Has anyone found a way to track how much storage a user is using. I am looking to possibly set up limits per user to prevent one user from using too much of the app’s storage.
You can save how much storage users are using to your database, either by simply creating a number field on the user, or a more advanced whole new dataType which also saves the individual file sizes.
Some file uploading plugins expose the filesizes of their inputs. If file uploading and management is a big component of you app i would recommend a more advanced file uploader than the bubble native one. For example Better Uploader Plugin | Bubble has worked great for me.
After setting up the database and workflows for uploading/saving file size onto the database, you simply need to check that the user has uploaded less than what their plan allows, and disable the input if they surpassed it. Better Uploader allows you to upload the files to the browser before saving them to the database. This lets you check whether the next image will exceed the plan’s usage if uploaded, and also do stuff like image compression before saving it to the database.
Hi Nico, thank you for the details. So I would need to use specific upload plugins (not the native bubble ones) to get this type of information?
And then to add that to a data field on the user that is a number in MBs I would guess?
Have you set something like this up before?
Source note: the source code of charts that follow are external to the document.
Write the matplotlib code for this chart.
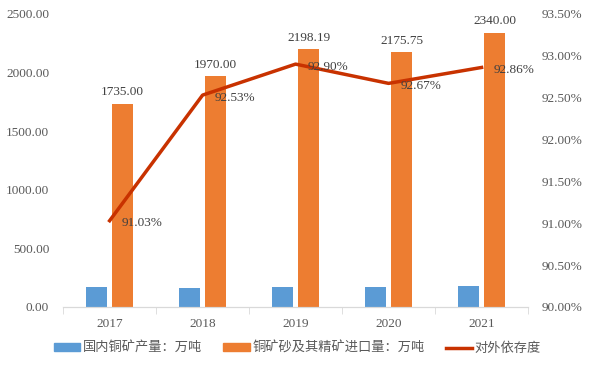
import numpy as np
import matplotlib.pyplot as plt
from matplotlib.lines import Line2D
from matplotlib.patches import Patch

# 数据
years = ['2017', '2018', '2019', '2020', '2021']
domestic = [171, 159, 168, 172, 180]
imports = [1735.00, 1970.00, 2198.19, 2175.75, 2340.00]
dependence = [91.03, 92.53, 92.90, 92.67, 92.86]

c_blue = '#5B9BD5'
c_orange = '#ED7D31'
c_line = '#C83200'
c_text = '#595959'
serif = ['Liberation Serif', 'DejaVu Serif']
cjk = ['Noto Sans CJK SC', 'DejaVu Sans']

fig = plt.figure(figsize=(5.9, 3.65), dpi=100)
ax = fig.add_axes([0.107, 0.159, 0.788, 0.803])
ax2 = ax.twinx()

x = np.arange(len(years))
w = 0.225
ax.bar(x - 0.14, domestic, w, color=c_blue, zorder=2)
ax.bar(x + 0.14, imports, w, color=c_orange, zorder=2)
for xi, v in zip(x, imports):
    ax.text(xi + 0.14, v + 45, f'{v:.2f}', ha='center', va='bottom',
            fontsize=9.5, family=serif, color='#404040')

ax.set_xlim(-0.5, len(years) - 0.5)
ax.set_ylim(0, 2500)
ax.set_yticks(np.arange(0, 2501, 500))
ax.set_yticklabels([f'{v:.2f}' for v in np.arange(0, 2501, 500)])
ax.set_xticks(x)
ax.set_xticklabels(years)
ax.set_xticks(np.arange(-0.5, len(years)), minor=True)
ax.tick_params(axis='x', which='major', length=0, pad=8)
ax.tick_params(axis='x', which='minor', length=5, color='#D9D9D9')
ax.tick_params(axis='y', length=0, pad=10)

ax2.plot(x, dependence, color=c_line, lw=2.5, zorder=3)
for xi, v in zip(x, dependence):
    ax2.text(xi + 0.13, v - 0.03, f'{v:.2f}%', ha='left', va='center',
             fontsize=9.5, family=serif, color='#404040')
ax2.set_ylim(90, 93.5)
ax2.set_yticks(np.arange(90, 93.51, 0.5))
ax2.set_yticklabels([f'{v:.2f}%' for v in np.arange(90, 93.51, 0.5)])
ax2.tick_params(axis='y', length=0, pad=10)

for a in (ax, ax2):
    for s in ('top', 'left', 'right'):
        a.spines[s].set_visible(False)
    a.spines['bottom'].set_color('#D9D9D9')
    for lab in a.get_xticklabels() + a.get_yticklabels():
        lab.set_family(serif)
        lab.set_fontsize(9.5)
        lab.set_color(c_text)

handles = [Patch(color=c_blue), Patch(color=c_orange),
           Line2D([0], [0], color=c_line, lw=2.5)]
labels = ['国内铜矿产量：万吨', '铜矿砂及其精矿进口量：万吨', '对外依存度']
leg = fig.legend(handles, labels, loc='lower center', bbox_to_anchor=(0.504, -0.005),
                 ncol=3, frameon=False, handlelength=2.0, handleheight=0.6,
                 columnspacing=1.6, handletextpad=0.2,
                 prop={'family': cjk, 'size': 9.5})
for t in leg.get_texts():
    t.set_color(c_text)

fig.savefig('out.png', dpi=100)
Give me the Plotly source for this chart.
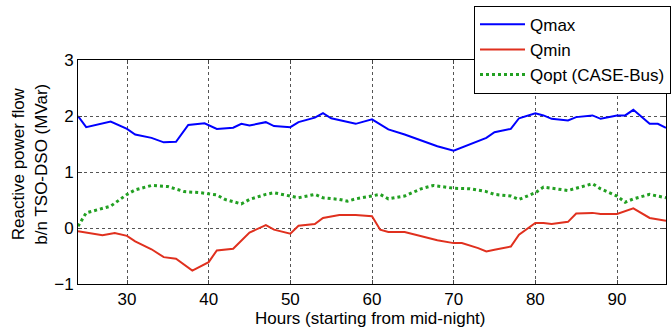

You can try this plugin: Head Request / Get File Info Plugin | Bubble to get file info after the upload and like @nico.dicagno said, store the info in number field.
However, you should probably have a “files” db where each file will be store with their own information and you can use :sum for each files related to the user.
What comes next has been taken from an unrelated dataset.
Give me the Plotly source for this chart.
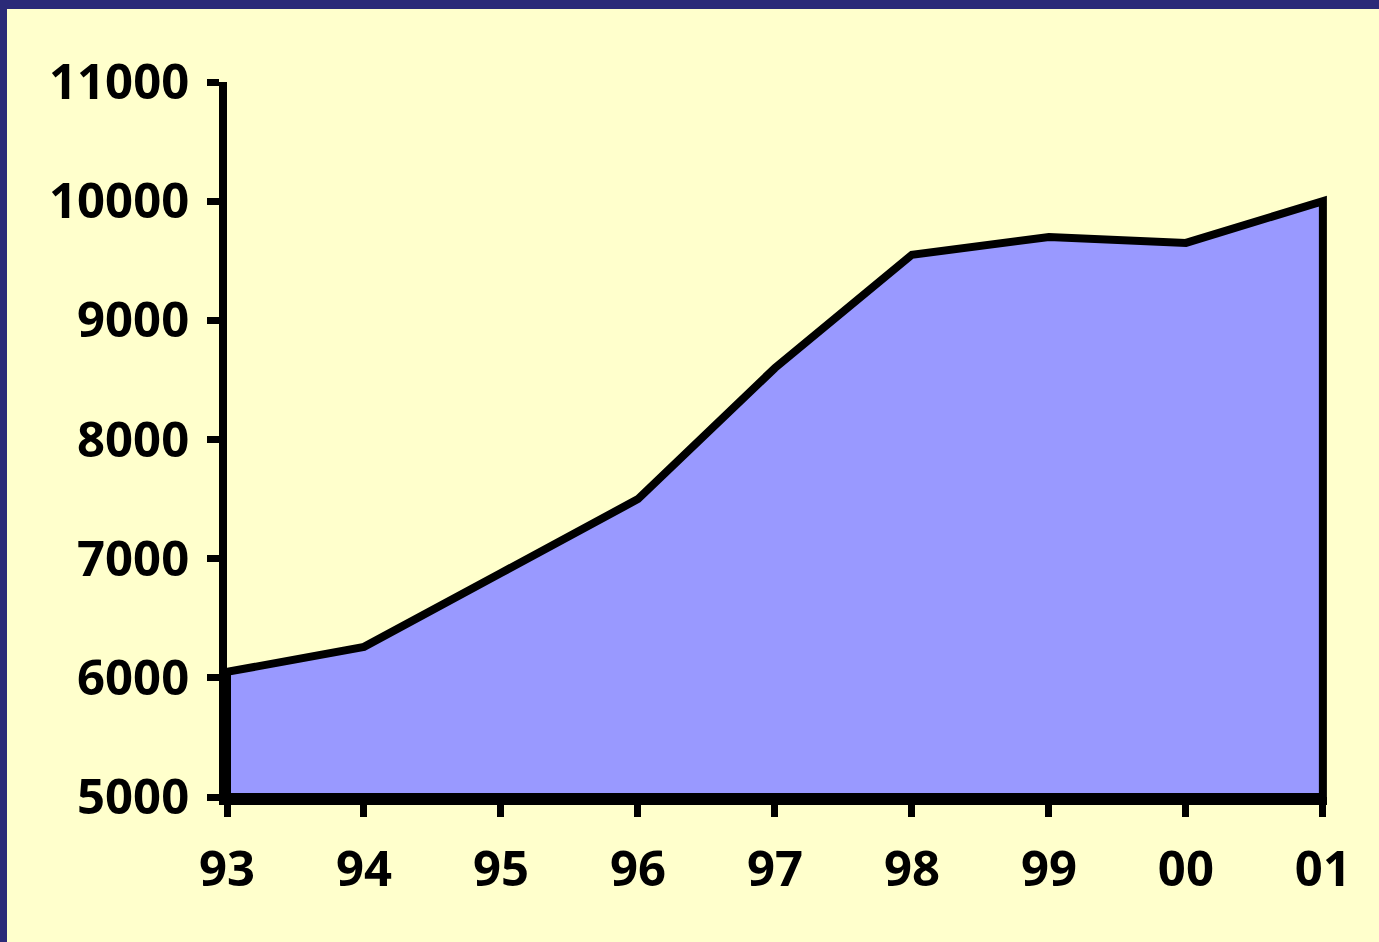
import plotly.graph_objects as go

years = ["93", "94", "95", "96", "97", "98", "99", "00", "01"]
values = [6050, 6260, 6880, 7500, 8600, 9550, 9700, 9650, 10000]
y_ticks = [5000, 6000, 7000, 8000, 9000, 10000, 11000]
y_min, y_max = 5000, 11000

W, H = 1379, 942
L, R, T, B = 227, 52, 82, 145
pw, ph = W - L - R, H - T - B
x_pad = 0.03

xs = list(range(len(years)))
poly_x = xs + [xs[-1], xs[0], xs[0]]
poly_y = values + [y_min, y_min, values[0]]

fig = go.Figure()
fig.add_trace(go.Scatter(
    x=poly_x, y=poly_y, mode="lines", fill="toself",
    fillcolor="#9999FF", line=dict(color="black", width=8, shape="linear"),
    hoverinfo="skip", showlegend=False,
))

def px_x(p):
    return (p - L) / pw

def px_y(p):
    return (H - B - p) / ph

navy = "#2B2A78"
fig.add_shape(type="rect", xref="paper", yref="paper",
              x0=px_x(0), x1=px_x(W), y0=px_y(9), y1=px_y(0),
              fillcolor=navy, line=dict(width=0), layer="above")
fig.add_shape(type="rect", xref="paper", yref="paper",
              x0=px_x(0), x1=px_x(7), y0=px_y(H), y1=px_y(0),
              fillcolor=navy, line=dict(width=0), layer="above")

tickfont = dict(family="Noto Sans", size=49, color="black", weight="bold")

fig.update_layout(
    width=W, height=H,
    margin=dict(l=L, r=R, t=T, b=B, pad=0),
    paper_bgcolor="#FFFFCC", plot_bgcolor="#FFFFCC",
    font=dict(family="Noto Sans", color="black"),
    xaxis=dict(
        range=[0, len(years) - 1 + x_pad], tickmode="array", tickvals=xs, ticktext=years,
        showgrid=False, zeroline=False, showline=True, linecolor="black", linewidth=8,
        ticks="outside", ticklen=12, tickwidth=7, tickcolor="black",
        tickfont=tickfont, ticklabelstandoff=10,
    ),
    yaxis=dict(
        range=[y_min, y_max], tickmode="array", tickvals=y_ticks,
        ticktext=[str(v) for v in y_ticks],
        showgrid=False, zeroline=False, showline=True, linecolor="black", linewidth=8,
        ticks="outside", ticklen=12, tickwidth=7, tickcolor="black",
        tickfont=tickfont, ticklabelstandoff=8,
    ),
)

fig.write_html(
    "out.html",
    config={"displayModeBar": False},
    post_script="document.body.style.margin='0';document.body.style.overflow='hidden';",
)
You wouldn’t need to, but it is a way forward. As @jici mentioned you can also request image head. However i have personally found it to be too slow at times, and you also have to set up a loop if multiple images are uploaded.
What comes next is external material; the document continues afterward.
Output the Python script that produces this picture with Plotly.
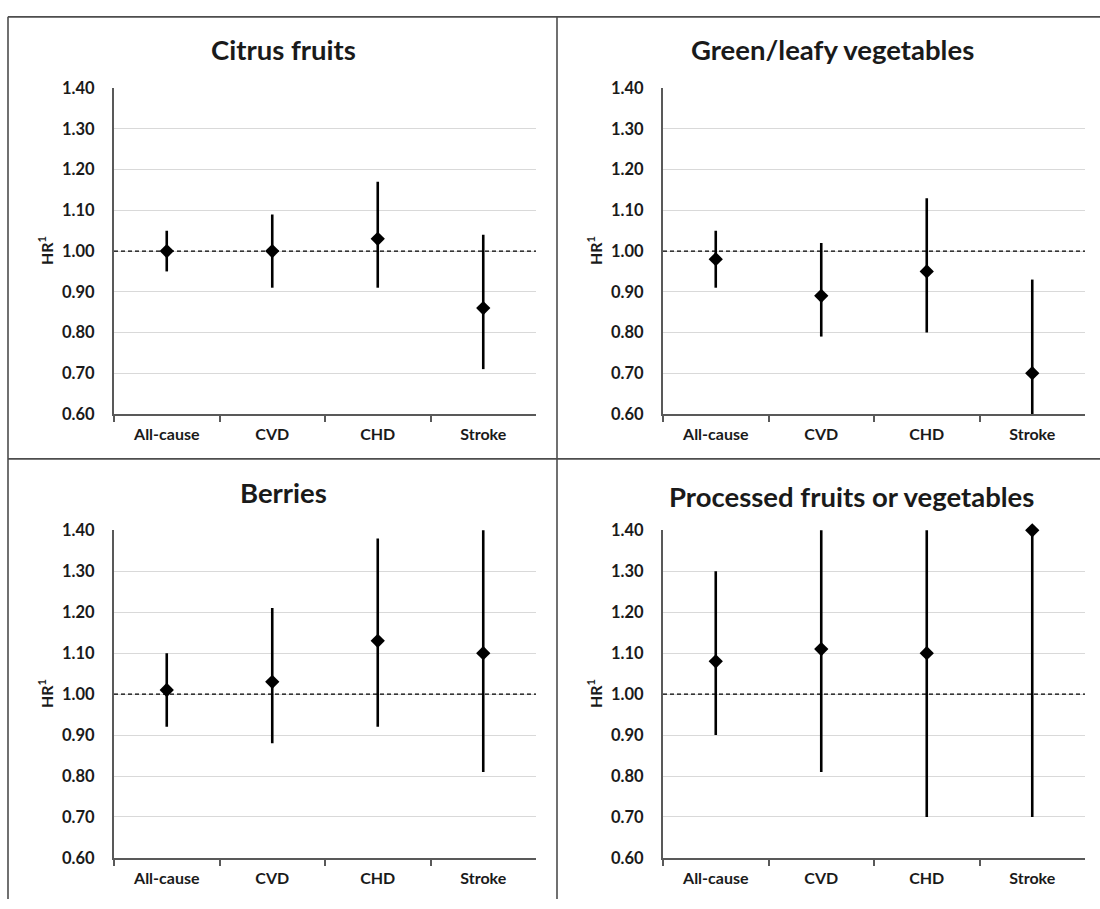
import plotly.graph_objects as go

# Outcomes along the x axis of every panel
categories = ["All-cause", "CVD", "CHD", "Stroke"]

# Panel titles
panel_titles = ["Citrus fruits", "Green/leafy vegetables", "Berries", "Processed fruits or vegetables"]

# Hazard ratios with 95% CI bounds, one list per panel
citrus_hr = [1.00, 1.00, 1.03, 0.86]
citrus_lo = [0.95, 0.91, 0.91, 0.71]
citrus_hi = [1.05, 1.09, 1.17, 1.04]

green_hr = [0.98, 0.89, 0.95, 0.70]
green_lo = [0.91, 0.79, 0.80, 0.52]
green_hi = [1.05, 1.02, 1.13, 0.93]

berries_hr = [1.01, 1.03, 1.13, 1.10]
berries_lo = [0.92, 0.88, 0.92, 0.81]
berries_hi = [1.10, 1.21, 1.38, 1.49]

processed_hr = [1.08, 1.11, 1.10, 1.40]
processed_lo = [0.90, 0.81, 0.70, 0.70]
processed_hi = [1.30, 1.52, 1.73, 2.80]

y_ticks = [0.60, 0.70, 0.80, 0.90, 1.00, 1.10, 1.20, 1.30, 1.40]
reference_hr = 1.00

W, H = 1100, 909
FONT = "Lato"
INK = "#1a1a1a"
AXIS = "#595959"


def px_x(v):
    return v / W


def px_y(v):
    return 1 - v / H


# plot-area pixel boxes: (left, right, top, bottom)
boxes = [
    (114, 536, 80, 413),
    (663, 1085, 80, 413),
    (114, 536, 532, 867),
    (663, 1085, 532, 867),
]
# title centres in pixels
title_pos = [(283, 40), (832, 40), (283, 493), (851, 497)]

series = [
    (citrus_hr, citrus_lo, citrus_hi),
    (green_hr, green_lo, green_hi),
    (berries_hr, berries_lo, berries_hi),
    (processed_hr, processed_lo, processed_hi),
]

fig = go.Figure()
layout = {}
annotations = []
shapes = []

for i, ((hr, lo, hi), box, title, tpos) in enumerate(zip(series, boxes, panel_titles, title_pos)):
    n = "" if i == 0 else str(i + 1)
    xa, ya = "x" + n, "y" + n
    left, right, top, bottom = box

    # confidence interval whiskers
    wx, wy = [], []
    for c, l, h in zip(categories, lo, hi):
        wx += [c, c, None]
        wy += [l, h, None]
    fig.add_trace(go.Scatter(
        x=wx, y=wy, mode="lines", xaxis=xa, yaxis=ya,
        line=dict(color="black", width=2.6), hoverinfo="skip", showlegend=False,
    ))
    # point estimates
    fig.add_trace(go.Scatter(
        x=categories, y=hr, mode="markers", xaxis=xa, yaxis=ya,
        marker=dict(symbol="diamond", size=11, color="black"),
        cliponaxis=False, showlegend=False,
    ))

    layout["xaxis" + n] = dict(
        domain=[px_x(left), px_x(right)], anchor=ya,
        type="category", range=[-0.5, 3.5], tickson="boundaries",
        ticks="outside", ticklen=6, tickwidth=1.5, tickcolor=AXIS,
        showline=True, linecolor=AXIS, linewidth=2, showgrid=False,
        tickfont=dict(family=FONT, size=16, color=INK, weight="bold"),
        ticklabelstandoff=5, zeroline=False,
    )
    layout["yaxis" + n] = dict(
        domain=[px_y(bottom), px_y(top)], anchor=xa,
        range=[0.6, 1.4], tickvals=y_ticks, tickformat=".2f",
        showline=True, linecolor=AXIS, linewidth=2, ticks="",
        showgrid=True, gridcolor="#d9d9d9", gridwidth=1, zeroline=False,
        tickfont=dict(family=FONT, size=16.5, color=INK, weight="bold"),
        ticklabelstandoff=14,
    )

    # reference line at HR = 1
    shapes.append(dict(
        type="line", xref=xa + " domain", yref=ya, x0=0, x1=1,
        y0=reference_hr, y1=reference_hr,
        line=dict(color="black", width=1.4, dash="4px,3px"),
    ))

    annotations.append(dict(
        text=title, x=px_x(tpos[0]), y=px_y(tpos[1]), xref="paper", yref="paper",
        xanchor="center", yanchor="middle", showarrow=False,
        font=dict(family=FONT, size=27.5, color=INK, weight="bold"),
    ))
    annotations.append(dict(
        text="HR<sup>1</sup>", x=px_x(left - 69), y=px_y((top + bottom) / 2),
        xref="paper", yref="paper", xanchor="center", yanchor="middle",
        textangle=-90, showarrow=False,
        font=dict(family=FONT, size=16, color=INK, weight="bold"),
    ))

# panel frame and dividers
frame = dict(color="#4d4d4d", width=1.6)
shapes += [
    dict(type="line", xref="paper", yref="paper", x0=px_x(8), x1=1, y0=px_y(7), y1=px_y(7), line=frame),
    dict(type="line", xref="paper", yref="paper", x0=px_x(8), x1=px_x(8), y0=px_y(7), y1=0, line=frame),
    dict(type="line", xref="paper", yref="paper", x0=px_x(557), x1=px_x(557), y0=px_y(7), y1=0, line=frame),
    dict(type="line", xref="paper", yref="paper", x0=px_x(8), x1=1, y0=px_y(459), y1=px_y(459), line=frame),
]

fig.update_layout(
    width=W, height=H, margin=dict(l=0, r=0, t=0, b=0),
    paper_bgcolor="white", plot_bgcolor="white",
    annotations=annotations, shapes=shapes, **layout,
)

fig.write_html("out.html")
I think better uploader is a much better uploader than the native uploader.
The plugin exposes image previews with the ‘raw data’ parameter much sooner than the native uploader could ever upload the images. And you also have more control over when you want to upload the picture to your database; you don’t need to do it immediately (or at all). And it quickly exposes the file size so it would be great for your use-case.
Having a ‘file’ datatype with file size field + any other field you’d require would absolutely be the best way forward.
Just make sure to double check the units. Better uploader returns MB, but if you request the header of the image it would be in bytes.